In the 7 years that I have been a university student, currently pursuing my third qualification, I have lived in 3 different residences: one for students in the extended BSc programme, a “traditional” residence, and a postgraduate one.

I spent most of my time in the extended programme res studying and attending none of the residence events. I had wanted to study and stare into my then boyfriend’s eyes, maybe sweat and breathe heavily from under him regularly. But I really wanted to make up for the mess that were my matric marks by collecting distinctions in first year, and my boyfriend was my only extracurricular activity.

In my second year I moved to another residence; a traditional one on the main campus. I decided to switch my life up and participate in residence activities. I was to make friends I was to keep forever and feel safe among other young women on the degree hustle. So I decided to do orientation week with the first years.

There were long speeches from house committees about how we were to carry ourselves as a reflection of the values of the house: charisma is one of these values and I still have no understanding what valuing charisma is. We had a men’s residence we had close relations with, we even had a joint song, and apparently men from that house married women from our house.

Day 1 of orientation week a few women from my residences were assaulted by men from another residence. They assaulted us over a long tradition of theft of a hat that women from my residence wore as part of tradition. They came and “apologised”, gave the assault victims chocolate from the dining hall, and their first year guardian said he hoped we would still date/marry “his boys”.

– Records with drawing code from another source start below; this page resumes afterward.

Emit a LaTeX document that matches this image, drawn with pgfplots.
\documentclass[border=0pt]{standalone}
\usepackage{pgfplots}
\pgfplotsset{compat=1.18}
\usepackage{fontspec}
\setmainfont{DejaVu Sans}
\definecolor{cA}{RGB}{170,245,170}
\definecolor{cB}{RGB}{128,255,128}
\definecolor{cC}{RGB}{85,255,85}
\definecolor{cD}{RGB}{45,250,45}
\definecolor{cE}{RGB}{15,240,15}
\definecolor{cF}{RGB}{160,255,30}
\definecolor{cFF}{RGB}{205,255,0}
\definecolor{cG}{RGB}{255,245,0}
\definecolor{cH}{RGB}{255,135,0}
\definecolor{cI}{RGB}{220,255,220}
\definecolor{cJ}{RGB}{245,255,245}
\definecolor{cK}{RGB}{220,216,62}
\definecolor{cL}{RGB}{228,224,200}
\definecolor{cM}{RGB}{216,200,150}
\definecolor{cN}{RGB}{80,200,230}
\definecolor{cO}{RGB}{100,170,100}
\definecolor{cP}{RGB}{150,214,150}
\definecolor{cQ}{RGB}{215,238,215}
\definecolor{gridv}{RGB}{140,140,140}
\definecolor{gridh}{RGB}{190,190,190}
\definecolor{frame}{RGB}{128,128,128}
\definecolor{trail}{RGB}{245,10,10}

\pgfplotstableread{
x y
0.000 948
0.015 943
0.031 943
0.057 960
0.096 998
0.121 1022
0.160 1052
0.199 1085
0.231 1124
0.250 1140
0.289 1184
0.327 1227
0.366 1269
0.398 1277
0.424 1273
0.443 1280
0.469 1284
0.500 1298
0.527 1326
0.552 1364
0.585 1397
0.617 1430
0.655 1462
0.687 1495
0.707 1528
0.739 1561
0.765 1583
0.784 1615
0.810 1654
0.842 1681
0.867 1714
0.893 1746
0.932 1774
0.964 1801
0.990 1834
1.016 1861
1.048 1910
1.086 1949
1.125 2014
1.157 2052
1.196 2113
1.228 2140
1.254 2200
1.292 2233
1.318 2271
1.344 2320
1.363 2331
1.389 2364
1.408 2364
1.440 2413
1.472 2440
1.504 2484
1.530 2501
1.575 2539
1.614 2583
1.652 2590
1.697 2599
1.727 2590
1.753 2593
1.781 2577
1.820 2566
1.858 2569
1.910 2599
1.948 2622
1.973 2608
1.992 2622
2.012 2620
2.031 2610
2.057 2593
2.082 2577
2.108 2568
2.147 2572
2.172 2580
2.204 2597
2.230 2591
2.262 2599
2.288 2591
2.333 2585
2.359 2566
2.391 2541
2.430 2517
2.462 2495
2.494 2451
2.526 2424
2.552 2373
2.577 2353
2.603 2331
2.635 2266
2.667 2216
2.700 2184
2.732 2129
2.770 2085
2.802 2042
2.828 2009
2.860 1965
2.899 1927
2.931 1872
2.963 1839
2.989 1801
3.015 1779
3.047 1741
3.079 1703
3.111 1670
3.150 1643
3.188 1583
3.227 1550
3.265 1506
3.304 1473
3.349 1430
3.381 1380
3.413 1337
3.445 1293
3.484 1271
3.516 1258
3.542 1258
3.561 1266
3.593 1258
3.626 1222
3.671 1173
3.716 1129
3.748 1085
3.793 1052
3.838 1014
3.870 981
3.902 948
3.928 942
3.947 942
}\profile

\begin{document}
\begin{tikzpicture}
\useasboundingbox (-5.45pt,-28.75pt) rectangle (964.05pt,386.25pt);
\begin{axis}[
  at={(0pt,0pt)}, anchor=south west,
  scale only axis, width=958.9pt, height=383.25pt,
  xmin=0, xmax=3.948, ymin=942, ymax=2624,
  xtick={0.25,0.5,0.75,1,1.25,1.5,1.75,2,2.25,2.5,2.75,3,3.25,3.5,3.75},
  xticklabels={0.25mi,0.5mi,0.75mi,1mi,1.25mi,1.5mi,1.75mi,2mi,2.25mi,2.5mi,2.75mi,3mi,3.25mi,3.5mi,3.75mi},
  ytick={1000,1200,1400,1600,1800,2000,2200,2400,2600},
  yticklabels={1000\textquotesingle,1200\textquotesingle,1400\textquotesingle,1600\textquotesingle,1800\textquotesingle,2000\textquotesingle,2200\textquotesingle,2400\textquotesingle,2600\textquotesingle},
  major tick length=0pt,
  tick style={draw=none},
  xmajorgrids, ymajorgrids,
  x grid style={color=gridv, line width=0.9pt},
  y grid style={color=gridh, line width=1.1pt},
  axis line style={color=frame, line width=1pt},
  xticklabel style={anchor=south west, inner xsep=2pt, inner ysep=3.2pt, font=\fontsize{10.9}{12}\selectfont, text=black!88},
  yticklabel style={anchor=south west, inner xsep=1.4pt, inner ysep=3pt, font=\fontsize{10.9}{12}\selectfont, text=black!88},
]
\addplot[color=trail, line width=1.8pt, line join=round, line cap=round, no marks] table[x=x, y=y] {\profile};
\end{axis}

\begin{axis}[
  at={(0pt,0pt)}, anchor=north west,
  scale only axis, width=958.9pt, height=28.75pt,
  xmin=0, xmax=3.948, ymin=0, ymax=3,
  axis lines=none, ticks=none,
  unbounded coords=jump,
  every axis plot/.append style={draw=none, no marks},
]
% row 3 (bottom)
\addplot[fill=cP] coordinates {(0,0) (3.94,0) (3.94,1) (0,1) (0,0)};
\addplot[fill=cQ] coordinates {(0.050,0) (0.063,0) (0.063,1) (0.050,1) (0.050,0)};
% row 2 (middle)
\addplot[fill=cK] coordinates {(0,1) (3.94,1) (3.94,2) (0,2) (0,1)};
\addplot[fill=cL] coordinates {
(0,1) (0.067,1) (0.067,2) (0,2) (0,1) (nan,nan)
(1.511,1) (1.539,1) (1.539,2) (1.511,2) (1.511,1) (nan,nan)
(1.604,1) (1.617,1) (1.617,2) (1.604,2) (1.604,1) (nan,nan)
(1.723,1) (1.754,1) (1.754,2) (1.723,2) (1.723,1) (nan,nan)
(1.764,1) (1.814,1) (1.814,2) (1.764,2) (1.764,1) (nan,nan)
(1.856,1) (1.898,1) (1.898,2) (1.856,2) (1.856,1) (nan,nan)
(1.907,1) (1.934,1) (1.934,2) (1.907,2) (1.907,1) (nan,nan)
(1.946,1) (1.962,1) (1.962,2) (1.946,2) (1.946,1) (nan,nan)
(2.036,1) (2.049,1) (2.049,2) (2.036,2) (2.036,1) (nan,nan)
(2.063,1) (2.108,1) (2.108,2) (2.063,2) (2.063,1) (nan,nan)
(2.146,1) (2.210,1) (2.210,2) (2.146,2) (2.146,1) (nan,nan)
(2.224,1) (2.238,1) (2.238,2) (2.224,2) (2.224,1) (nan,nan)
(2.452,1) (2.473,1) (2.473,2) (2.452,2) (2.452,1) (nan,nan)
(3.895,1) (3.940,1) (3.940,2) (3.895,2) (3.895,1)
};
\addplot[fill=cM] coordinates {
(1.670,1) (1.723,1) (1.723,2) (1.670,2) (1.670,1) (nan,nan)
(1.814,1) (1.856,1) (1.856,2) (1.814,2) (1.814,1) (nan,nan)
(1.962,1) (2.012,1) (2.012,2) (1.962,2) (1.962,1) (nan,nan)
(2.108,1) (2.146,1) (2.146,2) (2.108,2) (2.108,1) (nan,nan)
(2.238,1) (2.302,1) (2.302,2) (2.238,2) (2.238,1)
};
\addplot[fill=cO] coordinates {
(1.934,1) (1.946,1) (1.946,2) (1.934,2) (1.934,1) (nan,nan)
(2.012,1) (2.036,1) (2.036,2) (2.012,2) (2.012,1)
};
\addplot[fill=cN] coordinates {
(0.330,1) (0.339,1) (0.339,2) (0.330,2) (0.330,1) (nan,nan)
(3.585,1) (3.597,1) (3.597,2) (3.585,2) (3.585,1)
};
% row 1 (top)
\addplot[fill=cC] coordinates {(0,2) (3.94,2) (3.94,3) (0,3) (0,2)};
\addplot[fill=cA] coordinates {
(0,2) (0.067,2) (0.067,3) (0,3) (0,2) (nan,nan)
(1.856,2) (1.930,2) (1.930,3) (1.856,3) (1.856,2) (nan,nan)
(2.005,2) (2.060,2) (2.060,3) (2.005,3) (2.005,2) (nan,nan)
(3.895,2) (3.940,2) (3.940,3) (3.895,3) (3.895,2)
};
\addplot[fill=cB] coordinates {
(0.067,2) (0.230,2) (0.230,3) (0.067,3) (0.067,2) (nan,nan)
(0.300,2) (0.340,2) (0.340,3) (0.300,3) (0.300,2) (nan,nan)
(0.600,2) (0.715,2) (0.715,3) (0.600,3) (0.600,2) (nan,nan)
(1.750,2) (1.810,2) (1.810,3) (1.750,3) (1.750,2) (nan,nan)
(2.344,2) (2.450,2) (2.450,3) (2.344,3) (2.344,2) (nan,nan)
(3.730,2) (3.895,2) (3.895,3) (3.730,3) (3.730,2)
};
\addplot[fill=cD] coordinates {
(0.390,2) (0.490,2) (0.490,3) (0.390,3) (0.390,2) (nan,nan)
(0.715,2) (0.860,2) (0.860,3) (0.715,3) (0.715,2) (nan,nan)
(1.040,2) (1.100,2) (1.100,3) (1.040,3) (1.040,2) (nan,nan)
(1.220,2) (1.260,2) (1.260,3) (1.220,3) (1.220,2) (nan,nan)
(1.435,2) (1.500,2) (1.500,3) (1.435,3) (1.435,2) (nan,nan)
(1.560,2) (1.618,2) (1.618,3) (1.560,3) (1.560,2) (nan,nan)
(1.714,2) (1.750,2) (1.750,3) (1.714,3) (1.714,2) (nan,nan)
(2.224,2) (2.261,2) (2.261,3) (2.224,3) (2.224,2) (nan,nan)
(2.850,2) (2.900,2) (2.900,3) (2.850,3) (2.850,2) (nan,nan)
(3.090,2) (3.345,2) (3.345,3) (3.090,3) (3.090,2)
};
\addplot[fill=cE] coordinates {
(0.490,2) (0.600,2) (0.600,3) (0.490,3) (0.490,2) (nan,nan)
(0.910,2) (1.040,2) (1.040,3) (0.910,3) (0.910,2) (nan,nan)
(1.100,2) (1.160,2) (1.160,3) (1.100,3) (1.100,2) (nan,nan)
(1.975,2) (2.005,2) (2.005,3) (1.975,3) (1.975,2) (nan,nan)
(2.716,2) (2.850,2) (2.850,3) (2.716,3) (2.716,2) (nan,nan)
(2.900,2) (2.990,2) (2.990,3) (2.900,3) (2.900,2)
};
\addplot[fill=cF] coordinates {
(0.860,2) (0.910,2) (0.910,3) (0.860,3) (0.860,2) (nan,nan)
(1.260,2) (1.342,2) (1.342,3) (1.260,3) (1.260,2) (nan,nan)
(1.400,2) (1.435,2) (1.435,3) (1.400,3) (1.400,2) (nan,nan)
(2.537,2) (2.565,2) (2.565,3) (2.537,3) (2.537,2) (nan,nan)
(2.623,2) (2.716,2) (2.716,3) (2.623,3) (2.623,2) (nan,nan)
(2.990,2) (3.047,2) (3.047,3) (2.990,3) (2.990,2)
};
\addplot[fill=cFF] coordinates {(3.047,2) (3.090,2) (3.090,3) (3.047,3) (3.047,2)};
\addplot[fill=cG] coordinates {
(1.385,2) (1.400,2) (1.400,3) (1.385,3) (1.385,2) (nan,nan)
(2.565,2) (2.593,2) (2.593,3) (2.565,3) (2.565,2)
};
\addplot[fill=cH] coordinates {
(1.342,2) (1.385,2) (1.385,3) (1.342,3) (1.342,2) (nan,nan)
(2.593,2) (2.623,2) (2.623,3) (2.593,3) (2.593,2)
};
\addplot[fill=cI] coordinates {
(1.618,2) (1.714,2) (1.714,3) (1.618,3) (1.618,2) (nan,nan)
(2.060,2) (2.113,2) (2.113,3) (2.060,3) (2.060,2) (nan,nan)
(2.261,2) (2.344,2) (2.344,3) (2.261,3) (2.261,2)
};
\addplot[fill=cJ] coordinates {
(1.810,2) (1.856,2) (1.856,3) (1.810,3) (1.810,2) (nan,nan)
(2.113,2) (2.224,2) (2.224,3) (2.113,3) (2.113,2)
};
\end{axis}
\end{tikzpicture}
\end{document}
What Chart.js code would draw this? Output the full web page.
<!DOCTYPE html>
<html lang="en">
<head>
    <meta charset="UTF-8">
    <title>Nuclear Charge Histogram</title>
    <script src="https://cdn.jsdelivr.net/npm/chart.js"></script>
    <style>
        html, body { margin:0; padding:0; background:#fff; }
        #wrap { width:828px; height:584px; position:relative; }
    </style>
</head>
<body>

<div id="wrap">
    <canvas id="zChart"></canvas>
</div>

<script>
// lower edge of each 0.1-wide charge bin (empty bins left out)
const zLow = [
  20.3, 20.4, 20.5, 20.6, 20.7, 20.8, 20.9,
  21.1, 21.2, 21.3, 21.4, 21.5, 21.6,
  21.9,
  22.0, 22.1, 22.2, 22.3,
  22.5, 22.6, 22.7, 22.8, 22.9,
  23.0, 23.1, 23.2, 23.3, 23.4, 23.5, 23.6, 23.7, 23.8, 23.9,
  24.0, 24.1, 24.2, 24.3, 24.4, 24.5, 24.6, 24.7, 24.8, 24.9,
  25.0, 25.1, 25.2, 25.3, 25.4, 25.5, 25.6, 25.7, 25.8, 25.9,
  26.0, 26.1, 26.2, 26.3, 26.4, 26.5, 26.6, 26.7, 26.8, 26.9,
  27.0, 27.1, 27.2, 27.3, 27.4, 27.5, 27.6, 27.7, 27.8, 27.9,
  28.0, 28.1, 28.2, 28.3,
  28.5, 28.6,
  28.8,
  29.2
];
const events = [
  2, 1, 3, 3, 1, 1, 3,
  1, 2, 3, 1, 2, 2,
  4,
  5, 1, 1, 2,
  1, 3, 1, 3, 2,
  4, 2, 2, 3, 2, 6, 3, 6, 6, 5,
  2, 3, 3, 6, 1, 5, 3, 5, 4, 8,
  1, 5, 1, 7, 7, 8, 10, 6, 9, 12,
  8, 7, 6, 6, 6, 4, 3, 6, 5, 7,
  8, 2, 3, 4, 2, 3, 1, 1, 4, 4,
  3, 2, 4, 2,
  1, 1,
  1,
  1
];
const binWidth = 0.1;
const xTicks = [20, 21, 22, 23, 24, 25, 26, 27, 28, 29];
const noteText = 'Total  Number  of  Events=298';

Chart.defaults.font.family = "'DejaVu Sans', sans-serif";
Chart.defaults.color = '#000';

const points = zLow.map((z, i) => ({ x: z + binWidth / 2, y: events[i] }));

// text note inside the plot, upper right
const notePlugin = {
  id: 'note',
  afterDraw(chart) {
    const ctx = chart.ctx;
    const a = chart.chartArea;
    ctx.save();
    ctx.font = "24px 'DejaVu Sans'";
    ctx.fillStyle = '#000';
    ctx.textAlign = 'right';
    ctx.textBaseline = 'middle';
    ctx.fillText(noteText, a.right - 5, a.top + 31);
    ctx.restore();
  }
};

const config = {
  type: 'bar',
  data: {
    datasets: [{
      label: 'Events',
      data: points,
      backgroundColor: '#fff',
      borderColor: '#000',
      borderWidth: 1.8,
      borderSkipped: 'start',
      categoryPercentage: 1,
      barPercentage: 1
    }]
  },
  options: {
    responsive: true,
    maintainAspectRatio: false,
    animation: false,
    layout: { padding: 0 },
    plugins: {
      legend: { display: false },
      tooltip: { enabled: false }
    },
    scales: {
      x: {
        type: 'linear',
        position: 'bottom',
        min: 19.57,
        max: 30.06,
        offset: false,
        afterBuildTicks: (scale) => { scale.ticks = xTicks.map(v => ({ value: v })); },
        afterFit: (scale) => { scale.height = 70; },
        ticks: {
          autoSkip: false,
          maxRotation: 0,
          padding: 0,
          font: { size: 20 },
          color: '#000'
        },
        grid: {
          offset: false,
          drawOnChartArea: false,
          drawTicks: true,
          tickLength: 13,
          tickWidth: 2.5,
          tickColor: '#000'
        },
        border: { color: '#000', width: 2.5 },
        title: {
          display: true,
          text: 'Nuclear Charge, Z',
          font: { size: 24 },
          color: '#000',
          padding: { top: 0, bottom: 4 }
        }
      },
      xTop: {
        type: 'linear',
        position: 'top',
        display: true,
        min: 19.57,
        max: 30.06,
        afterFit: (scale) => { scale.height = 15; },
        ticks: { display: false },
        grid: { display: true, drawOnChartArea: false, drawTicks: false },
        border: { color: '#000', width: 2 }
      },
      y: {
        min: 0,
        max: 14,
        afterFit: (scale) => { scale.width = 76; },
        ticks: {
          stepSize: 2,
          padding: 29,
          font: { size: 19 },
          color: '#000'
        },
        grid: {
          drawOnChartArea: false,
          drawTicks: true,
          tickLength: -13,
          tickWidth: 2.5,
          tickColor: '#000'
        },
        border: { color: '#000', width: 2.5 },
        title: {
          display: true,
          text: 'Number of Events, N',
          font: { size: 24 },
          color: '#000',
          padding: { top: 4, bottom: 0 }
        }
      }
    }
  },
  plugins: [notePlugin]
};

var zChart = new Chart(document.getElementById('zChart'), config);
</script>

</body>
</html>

We had a lot of “training” on how to be the ladiest lady we could be, and this performance was to mostly to men’s residence who wore the “nice guy” tag and got shitfaced for tradition, hit their chests while greeting their seniors (as tradition), and had to be the manliest men that would protect (read: physically fight) other men that would want to steal our hats. Oh, we had to be graceful, grateful, and maybe award them with a date.

All social gatherings would be started with affirmation songs were we called the men sexy, said they were they guys for us; and they commented on our great bodies and chose a girl to walk/dance with from us, which usually meant that the “unattractive” (mostly fat, dark skinned) women would be overlooked and be left standing there unless some men are being punished and have to entertain these women (the slang for this is “bus duty” in one of the men’s residences).

But we had to take this gracefully: the theft, the violence, the entitlement. We were “not like the other girls”. We had a residence identity that is referred to in the Twitter streets as a “Pick Me”. It was tradition, culture, so you can imagine being the dissenting voice when this has been accepted as tradition and you have no real social capital in the system.

Obviously, everything else is fucked when you try making a diverse group of young women prim and proper as a collective: so the mess took up all the fuckery of white supremacist cisheterocapitalist patriarchy, with a side serving of assimilation into preppy hoërskool Afrikanerdom.

Needless to say, after attempts to change things from within, and fighting to be my kind of woman in that space, my view points were relegated to dining hall conversations, and all I ever became was the Black girl people had to look out for; basically, a troublemaker. Not once had I imagined that wanting people to be women in a way they see fit would make me a “problem”, especially among other women. I was someone that needed to be dealt with.

I hate having to assert myself, but I had to, repeatedly, all the time. I even got an award for basically being ungovernable. When students speak of #AfrikaansMustFall it is a reflection, not just on language, but the exclusionary culture that accompanies it; we point our dissatisfaction of a culture of being delicate flowers in public that will be unwrapped by the instruction of a man after you play hard to get because “we are ladies”, meaning that he would need to coerce you; we show a middle finger to decisions to move homosexual students from shared rooms with heterosexual students; we exit stage left from pandering to violent masculinity.

It is a misfortune that the articulations of some of these views are in retrospect. Hopefully those still within the system can work out ways to transform residence culture.